:: Data shown ::
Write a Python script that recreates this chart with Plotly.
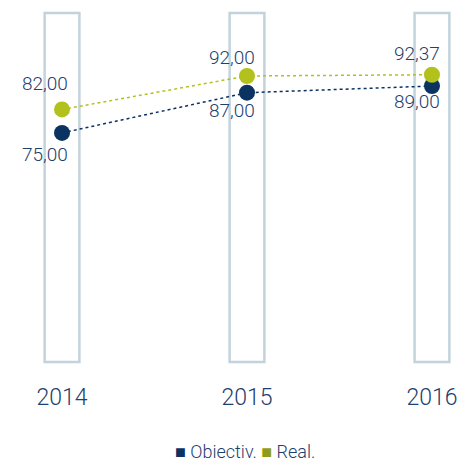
import plotly.graph_objects as go

years = [2014, 2015, 2016]
objectiv = [75.00, 87.00, 89.00]
real = [82.00, 92.00, 92.37]
series_names = ["Obiectiv.", "Real."]

NAVY = "#0b3361"
GREEN = "#b3c11d"
GREEN_LEG = "#8e9c1b"
FRAME = "#c3d3dc"
TEXT = "#1e406c"
FONT = "Roboto"

def fmt(v):
    return f"{v:.2f}".replace(".", ",")

fig = go.Figure()

# decorative frames per year
for yr in years:
    fig.add_shape(type="rect", xref="x", yref="paper",
                  x0=yr - 0.094, x1=yr + 0.094, y0=0, y1=1,
                  line=dict(color=FRAME, width=2.5), fillcolor="rgba(0,0,0,0)",
                  layer="below")

fig.add_trace(go.Scatter(x=years, y=objectiv, mode="lines+markers",
                         line=dict(color=NAVY, width=1.5, dash="dot"),
                         marker=dict(color=NAVY, size=16), showlegend=False,
                         hoverinfo="skip"))
fig.add_trace(go.Scatter(x=years, y=real, mode="lines+markers",
                         line=dict(color=GREEN, width=1.5, dash="dot"),
                         marker=dict(color=GREEN, size=16), showlegend=False,
                         hoverinfo="skip"))

real_shift = [26, 18, 21]
obj_shift = [-22, -18, -15]
x_shift = [-17, -15, -15]
for i, yr in enumerate(years):
    fig.add_annotation(x=yr, y=real[i], text=fmt(real[i]), showarrow=False,
                       xshift=x_shift[i], yshift=real_shift[i],
                       font=dict(family=FONT, size=19, color=TEXT, weight=300))
    fig.add_annotation(x=yr, y=objectiv[i], text=fmt(objectiv[i]), showarrow=False,
                       xshift=x_shift[i], yshift=obj_shift[i],
                       font=dict(family=FONT, size=19, color=TEXT, weight=300))

# custom legend
legend_text = (f"<span style='color:{NAVY};font-size:18px'>■</span> {series_names[0]} "
               f"<span style='color:{GREEN_LEG};font-size:18px'>■</span> {series_names[1]}")
fig.add_annotation(xref="paper", yref="paper", x=0.5, y=-0.257, xanchor="center",
                   yanchor="middle", text=legend_text, showarrow=False,
                   font=dict(family=FONT, size=18, color=TEXT, weight=300))

fig.update_layout(
    width=473, height=461,
    margin=dict(l=0, r=0, t=5, b=107, autoexpand=False),
    paper_bgcolor="white", plot_bgcolor="white",
    font=dict(family=FONT, color=TEXT, weight=300),
    xaxis=dict(range=[2013.708, 2016.265], tickvals=years,
               ticktext=[str(y) for y in years], showgrid=False, zeroline=False,
               showline=False, ticks="outside", ticklen=14, tickcolor="rgba(0,0,0,0)",
               tickfont=dict(family=FONT, size=23, color=TEXT, weight=300)),
    yaxis=dict(range=[6.6, 110.8], visible=False, showgrid=False, zeroline=False),
    showlegend=False,
)

fig.write_html("out.html")
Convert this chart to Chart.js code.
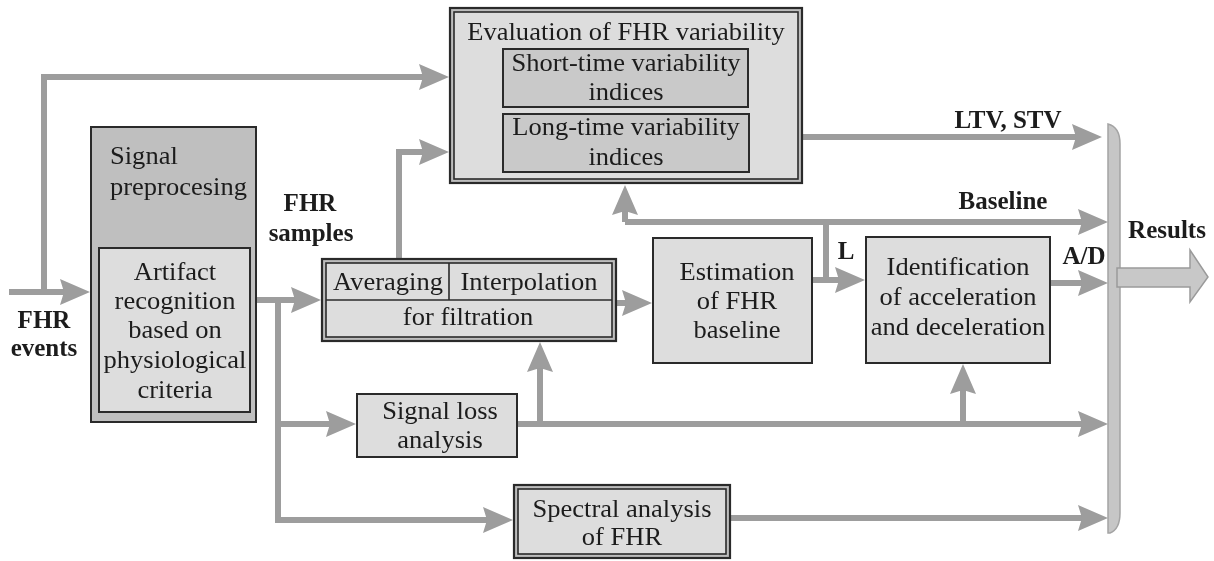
<!DOCTYPE html>
<html>
<head>
<meta charset="utf-8">
<script src="https://cdn.jsdelivr.net/npm/chart.js@4"></script>
<style>
html,body{margin:0;padding:0;background:#fff;}
#c{display:block;}
</style>
</head>
<body>
<canvas id="c" width="1214" height="561"></canvas>
<script>
// ---- diagram data (diagram units: x 0..1214, y 0..561 top-down) ----
const nodeNames  = ['eval','short','long','sigpre','artifact','avg','sigloss','spectral','estim','ident'];
const nodeLeft   = [449, 502, 502,  90,  98, 321, 356, 513, 652, 865];
const nodeTop    = [  7,  48, 113, 126, 247, 258, 393, 484, 237, 236];
const nodeRight  = [803, 749, 750, 257, 251, 617, 518, 731, 813, 1051];
const nodeBottom = [184, 108, 173, 423, 413, 342, 458, 559, 364, 364];
const nodeDouble = [true,false,false,false,false,true,false,true,false,false];
const nodeShade  = ['light','mid','mid','dark','light','light','light','light','light','light'];

// connectors: polylines, arrow at last point when flagged
const linkPoints = [
  [[9,292],[90,292]],
  [[44,295],[44,77],[449,77]],
  [[257,300],[321,300]],
  [[278,300],[278,520],[513,520]],
  [[278,424],[356,424]],
  [[399,263],[399,152],[449,152]],
  [[617,303],[652,303]],
  [[518,424],[1108,424]],
  [[540,424],[540,342]],
  [[963,424],[963,364]],
  [[813,280],[865,280]],
  [[826,283],[826,222]],
  [[625,222],[1108,222]],
  [[625,222],[625,185]],
  [[803,137],[1102,137]],
  [[1051,283],[1108,283]],
  [[731,518],[1108,518]]
];
const linkArrow = [true,true,true,true,true,true,true,true,true,true,true,false,true,true,true,true,true];

// texts
const textLines  = ['Evaluation of FHR variability','Short-time variability','indices','Long-time variability','indices',
  'Signal','preprocesing','Artifact','recognition','based on','physiological','criteria',
  'Averaging','Interpolation','for filtration','Signal loss','analysis','Spectral analysis','of FHR',
  'Estimation','of FHR','baseline','Identification','of acceleration','and deceleration'];
const textX = [626,626,626,626,626, 110,110, 175,175,175,175,175, 388,529,468, 440,440, 622,622, 737,737,737, 958,958,958];
const textY = [33,64,93,128,158, 157,188, 273,302,331,361,391, 283,283,318, 412,441, 510,538, 273,302,331, 268,298,328];
const textLeftAligned = [false,false,false,false,false, true,true, false,false,false,false,false, false,false,false, false,false, false,false, false,false,false, false,false,false];

const boldLines = ['FHR','events','FHR','samples','LTV, STV','Baseline','L','A/D','Results'];
const boldX = [44,44,310,311,1008,1003,846,1084,1167];
const boldY = [322,350,205,235,122,203,253,258,232];

// ---- styles ----
const ARROW = '#9d9d9d';
const INK = '#1c1c1c';
const SHADES = {light:'#dddddd', mid:'#c9c9c9', dark:'#bfbfbf'};
const BAND = '#bdbdbd';
const HEAD_LEN = 30, HEAD_HALF = 13, HEAD_NOTCH = 4;
const SERIF = '"Liberation Serif", "Times New Roman", Times, serif';

function shortenEnd(pts, arrow){
  const p = pts.map(q => ({x:q[0], y:q[1]}));
  if (arrow) {
    const a = p[p.length-2], b = p[p.length-1];
    const dx = b.x-a.x, dy = b.y-a.y, L = Math.hypot(dx,dy);
    p[p.length-1] = {x: b.x - dx/L*(HEAD_LEN-HEAD_NOTCH-1), y: b.y - dy/L*(HEAD_LEN-HEAD_NOTCH-1)};
  }
  return p;
}

const datasets = linkPoints.map((pts,i) => ({
  data: shortenEnd(pts, linkArrow[i]),
  showLine: true,
  borderColor: ARROW,
  backgroundColor: ARROW,
  borderWidth: 6,
  pointRadius: 0,
  borderCapStyle: 'butt',
  borderJoinStyle: 'miter',
  tension: 0
}));

function px(chart, x, y){
  return [chart.scales.x.getPixelForValue(x), chart.scales.y.getPixelForValue(y)];
}

function drawText(ctx, str, x, y, font, sx, align){
  ctx.save();
  ctx.font = font;
  ctx.fillStyle = INK;
  ctx.textBaseline = 'middle';
  ctx.translate(x, y);
  ctx.scale(sx, 1);
  ctx.textAlign = align;
  ctx.fillText(str, 0, 0);
  ctx.restore();
}

const diagramPlugin = {
  id: 'diagram',
  beforeDatasetsDraw(chart){
    const ctx = chart.ctx;
    const [l1,t1] = px(chart,1108,124);
    const [r1,b1] = px(chart,1120,533);
    ctx.save();
    ctx.beginPath();
    ctx.moveTo(l1, t1);
    ctx.quadraticCurveTo(r1, t1+3, r1, t1+20);
    ctx.lineTo(r1, b1-20);
    ctx.quadraticCurveTo(r1, b1-4, l1+2, b1);
    ctx.lineTo(l1, b1);
    ctx.closePath();
    ctx.fillStyle = '#c6c6c6';
    ctx.fill();
    ctx.strokeStyle = '#a4a4a4';
    ctx.lineWidth = 1.5;
    ctx.stroke();
    const S = (x,y)=>px(chart,x,y);
    const pts = [S(1117,268),S(1190,268),S(1190,250),S(1208,277),S(1190,302),S(1190,287),S(1117,287)];
    ctx.beginPath();
    pts.forEach((p,i)=> i?ctx.lineTo(p[0],p[1]):ctx.moveTo(p[0],p[1]));
    ctx.closePath();
    ctx.fillStyle = '#c8c8c8';
    ctx.fill();
    ctx.strokeStyle = '#9a9a9a';
    ctx.lineWidth = 1.5;
    ctx.stroke();
    ctx.restore();
  },
  afterDatasetsDraw(chart){
    const ctx = chart.ctx;
    linkPoints.forEach((pts,i)=>{
      if(!linkArrow[i]) return;
      const a = px(chart, pts[pts.length-2][0], pts[pts.length-2][1]);
      const b = px(chart, pts[pts.length-1][0], pts[pts.length-1][1]);
      const dx=b[0]-a[0], dy=b[1]-a[1], L=Math.hypot(dx,dy);
      const ux=dx/L, uy=dy/L, nx=-uy, ny=ux;
      const bx=b[0]-ux*HEAD_LEN, by=b[1]-uy*HEAD_LEN;
      ctx.save();
      ctx.beginPath();
      ctx.moveTo(b[0],b[1]);
      ctx.lineTo(bx+nx*HEAD_HALF, by+ny*HEAD_HALF);
      ctx.lineTo(bx+ux*HEAD_NOTCH, by+uy*HEAD_NOTCH);
      ctx.lineTo(bx-nx*HEAD_HALF, by-ny*HEAD_HALF);
      ctx.closePath();
      ctx.fillStyle = ARROW;
      ctx.fill();
      ctx.restore();
    });
    nodeNames.forEach((n,i)=>{
      const [x0,y0]=px(chart,nodeLeft[i],nodeTop[i]);
      const [x1,y1]=px(chart,nodeRight[i],nodeBottom[i]);
      ctx.save();
      ctx.strokeStyle = '#2a2a2a';
      if(nodeDouble[i]){
        ctx.fillStyle = BAND;
        ctx.fillRect(x0,y0,x1-x0,y1-y0);
        ctx.lineWidth = 2.2;
        ctx.strokeRect(x0+1,y0+1,x1-x0-2,y1-y0-2);
        ctx.fillStyle = SHADES[nodeShade[i]];
        ctx.fillRect(x0+5,y0+5,x1-x0-10,y1-y0-10);
        ctx.lineWidth = 1.6;
        ctx.strokeRect(x0+5,y0+5,x1-x0-10,y1-y0-10);
      } else {
        ctx.fillStyle = SHADES[nodeShade[i]];
        ctx.fillRect(x0,y0,x1-x0,y1-y0);
        ctx.lineWidth = 2;
        ctx.strokeRect(x0+1,y0+1,x1-x0-2,y1-y0-2);
      }
      ctx.restore();
    });
    const ai = nodeNames.indexOf('avg');
    ctx.save();
    ctx.strokeStyle = '#2a2a2a';
    ctx.lineWidth = 1.6;
    const [dx0,dy0] = px(chart, nodeLeft[ai]+5, 300);
    const [dx1] = px(chart, nodeRight[ai]-5, 300);
    ctx.beginPath(); ctx.moveTo(dx0,dy0); ctx.lineTo(dx1,dy0); ctx.stroke();
    const [vx,vy0] = px(chart, 449, nodeTop[ai]+5);
    ctx.beginPath(); ctx.moveTo(vx,vy0); ctx.lineTo(vx,dy0); ctx.stroke();
    ctx.restore();
    textLines.forEach((s,i)=>{
      const [x,y]=px(chart,textX[i],textY[i]);
      drawText(ctx, s, x, y, '26px ' + SERIF, 1.02, textLeftAligned[i]?'left':'center');
    });
    boldLines.forEach((s,i)=>{
      const [x,y]=px(chart,boldX[i],boldY[i]);
      drawText(ctx, s, x, y, 'bold 25px ' + SERIF, 1.0, 'center');
    });
  }
};

function build(){
  new Chart(document.getElementById('c'), {
    type: 'scatter',
    data: { datasets },
    options: {
      responsive: false,
      devicePixelRatio: 1,
      animation: false,
      layout: { padding: 0 },
      plugins: { legend: {display:false}, tooltip: {enabled:false} },
      scales: {
        x: { type:'linear', min:0, max:1214, display:false },
        y: { type:'linear', min:0, max:561, reverse:true, display:false }
      }
    },
    plugins: [diagramPlugin]
  });
}
Promise.all([
  document.fonts.load('26px "Liberation Serif"'),
  document.fonts.load('bold 25px "Liberation Serif"')
]).then(build, build);
</script>
</body>
</html>
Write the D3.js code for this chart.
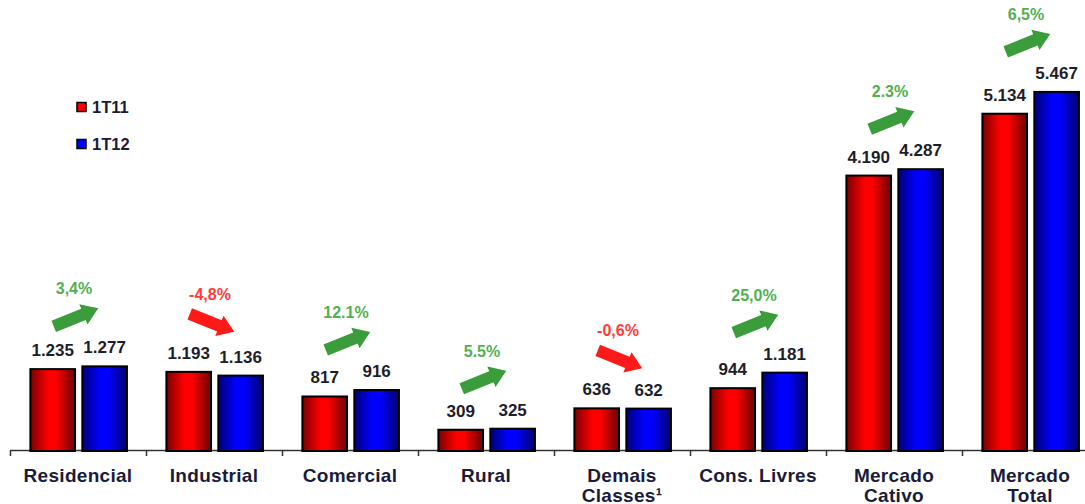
<!DOCTYPE html>
<html lang="pt">
<head>
<meta charset="UTF-8">
<title>Mercado 1T11 x 1T12</title>
<style>
    body { margin: 0; background: #ffffff; }
    svg { display: block; font-family: "Liberation Sans", Arial, sans-serif; }
    .value { font-size: 17px; font-weight: bold; fill: #1e1e2a; }
    .cat { font-size: 19px; font-weight: bold; fill: #1b1b3c; letter-spacing: 0.3px; }
    .pct { font-size: 16px; font-weight: bold; }
    .legend text { font-size: 16.5px; font-weight: bold; fill: #1b1b3c; }
    .axis path, .axis line { stroke: #333; stroke-width: 1.5; }
</style>
<script src="https://d3js.org/d3.v7.min.js"></script>
</head>
<body>
<svg id="chart" width="1085" height="504"></svg>
<script>
    // categories and series
    const categories = ["Residencial", "Industrial", "Comercial", "Rural", "Demais\nClasses\u00b9", "Cons. Livres", "Mercado\nCativo", "Mercado\nTotal"];
    const series = ["1T11", "1T12"];
    const values1T11 = [1235, 1193, 817, 309, 636, 944, 4190, 5134];
    const values1T12 = [1277, 1136, 916, 325, 632, 1181, 4287, 5467];
    const changeLabels = ["3,4%", "-4,8%", "12.1%", "5.5%", "-0,6%", "25,0%", "2.3%", "6,5%"];

    const svg = d3.select("#chart");
    const baseY = 450;

    const fmt = d3.formatLocale({ decimal: ",", thousands: ".", grouping: [3], currency: ["", ""] }).format(",d");

    // group scale: 8 groups of ~136px starting at x=10 (last one runs past the edge)
    const x0 = d3.scaleBand().domain(categories).range([10, 10 + 136 * categories.length]).padding(0);
    const bw = x0.bandwidth();
    const x1 = d3.scaleBand().domain(series).range([bw * 0.15, bw * 0.86]).paddingInner(0.14);
    const y = d3.scaleLinear().domain([0, 6000]).range([baseY, 57]);

    const rows = categories.map((c, i) => ({ cat: c, vals: [values1T11[i], values1T12[i]], change: changeLabels[i] }));

    // gradients for the bars
    const defs = svg.append("defs");
    const grads = [
        { id: "gRed", dark: "#7a0000", light: "#ff0000", end: "#6a0000" },
        { id: "gBlue", dark: "#00007a", light: "#0000ff", end: "#00006a" }
    ];
    grads.forEach(g => {
        const lg = defs.append("linearGradient").attr("id", g.id).attr("x1", "0").attr("x2", "1").attr("y1", "0").attr("y2", "0");
        lg.append("stop").attr("offset", "0%").attr("stop-color", g.dark);
        lg.append("stop").attr("offset", "40%").attr("stop-color", g.light);
        lg.append("stop").attr("offset", "58%").attr("stop-color", g.light);
        lg.append("stop").attr("offset", "100%").attr("stop-color", g.end);
    });
    const fills = ["url(#gRed)", "url(#gBlue)"];

    // axis with ticks on group boundaries
    const xb = d3.scaleLinear().domain([0, categories.length]).range(x0.range());
    svg.append("g")
        .attr("class", "axis")
        .attr("transform", `translate(0,${baseY})`)
        .call(d3.axisBottom(xb).tickValues(d3.range(0, categories.length + 1)).tickSize(6).tickSizeOuter(0).tickFormat(""));

    const groups = svg.append("g").selectAll("g")
        .data(rows)
        .enter().append("g")
        .attr("transform", d => `translate(${x0(d.cat)},0)`);

    // bars
    groups.selectAll("rect")
        .data(d => d.vals.map((v, j) => ({ s: series[j], v: v, j: j })))
        .enter().append("rect")
        .attr("x", d => x1(d.s))
        .attr("y", d => y(d.v))
        .attr("width", x1.bandwidth())
        .attr("height", d => baseY + 1 - y(d.v))
        .attr("fill", d => fills[d.j])
        .attr("stroke", "#000")
        .attr("stroke-width", 2);

    // value labels
    groups.selectAll("text.value")
        .data(d => d.vals.map((v, j) => ({ s: series[j], v: v })))
        .enter().append("text")
        .attr("class", "value")
        .attr("x", d => x1(d.s) + x1.bandwidth() / 2)
        .attr("y", d => y(d.v) - 13)
        .attr("text-anchor", "middle")
        .text(d => fmt(d.v));

    // category labels (second line runs off the bottom, as in the original)
    const cat = groups.append("text")
        .attr("class", "cat")
        .attr("text-anchor", "middle")
        .attr("x", bw / 2)
        .attr("y", 482);
    cat.selectAll("tspan")
        .data(d => d.cat.split("\n"))
        .enter().append("tspan")
        .attr("x", bw / 2)
        .attr("dy", (d, i) => i === 0 ? 0 : 20)
        .text(d => d);

    // change arrows + percentages
    const L = 48, bodyH = 6, headH = 11, headL = 16;
    const arrowPath = `M${-L / 2},${-bodyH} L${L / 2 - headL},${-bodyH} L${L / 2 - headL},${-headH} L${L / 2},0 L${L / 2 - headL},${headH} L${L / 2 - headL},${bodyH} L${-L / 2},${bodyH} Z`;

    groups.each(function (d) {
        const g = d3.select(this);
        const down = d.change.startsWith("-");
        const col = down ? "#ff1a1a" : "#3a9c3a";
        const topY = y(d3.max(d.vals));
        const cy = topY - 49;
        g.append("path")
            .attr("d", arrowPath)
            .attr("fill", col)
            .attr("transform", `translate(${bw / 2 - 2},${cy}) rotate(${down ? 22 : -22})`);
        g.append("text")
            .attr("class", "pct")
            .attr("x", bw / 2 - 4)
            .attr("y", cy - 23)
            .attr("text-anchor", "middle")
            .attr("fill", down ? "#ff3b3b" : "#52b052")
            .text(d.change);
    });

    // legend
    const legend = svg.append("g").attr("class", "legend");
    series.forEach((s, i) => {
        const ly = 107 + i * 37;
        legend.append("rect")
            .attr("x", 77).attr("y", ly - 4.5)
            .attr("width", 9).attr("height", 9)
            .attr("fill", i === 0 ? "#ff0000" : "#0000ff")
            .attr("stroke", "#000").attr("stroke-width", 1.5);
        legend.append("text")
            .attr("x", 92).attr("y", ly + 6)
            .text(s);
    });
</script>
</body>
</html>
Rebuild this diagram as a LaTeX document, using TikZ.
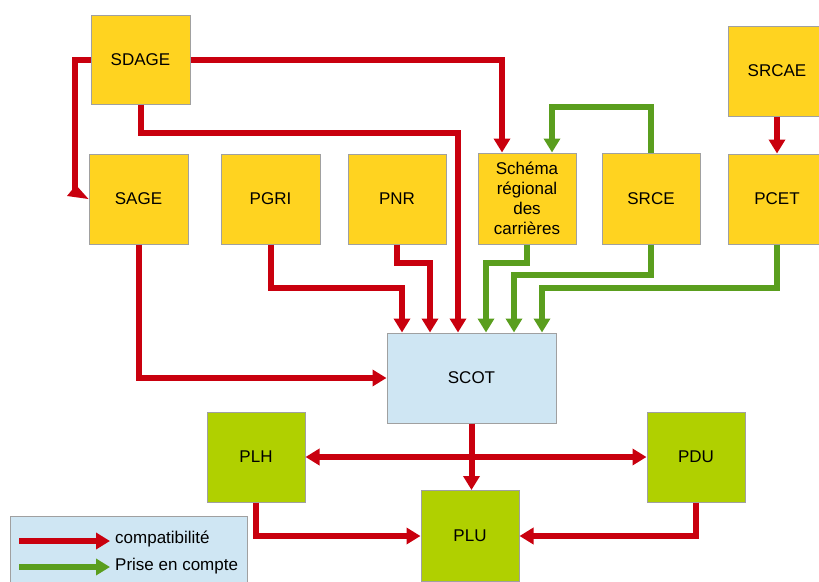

:: Exercise task ::
From the first line of the material down to the line containing "fig = go.Figure()", inclusive, return each line exactly, skipping any picture.

:: Final answer ::
Write a Python script that recreates this chart with Plotly.
import plotly.graph_objects as go

years = [2014, 2015, 2016]
objectiv = [75.00, 87.00, 89.00]
real = [82.00, 92.00, 92.37]
series_names = ["Obiectiv.", "Real."]

NAVY = "#0b3361"
GREEN = "#b3c11d"
GREEN_LEG = "#8e9c1b"
FRAME = "#c3d3dc"
TEXT = "#1e406c"
FONT = "Roboto"

def fmt(v):
    return f"{v:.2f}".replace(".", ",")

fig = go.Figure()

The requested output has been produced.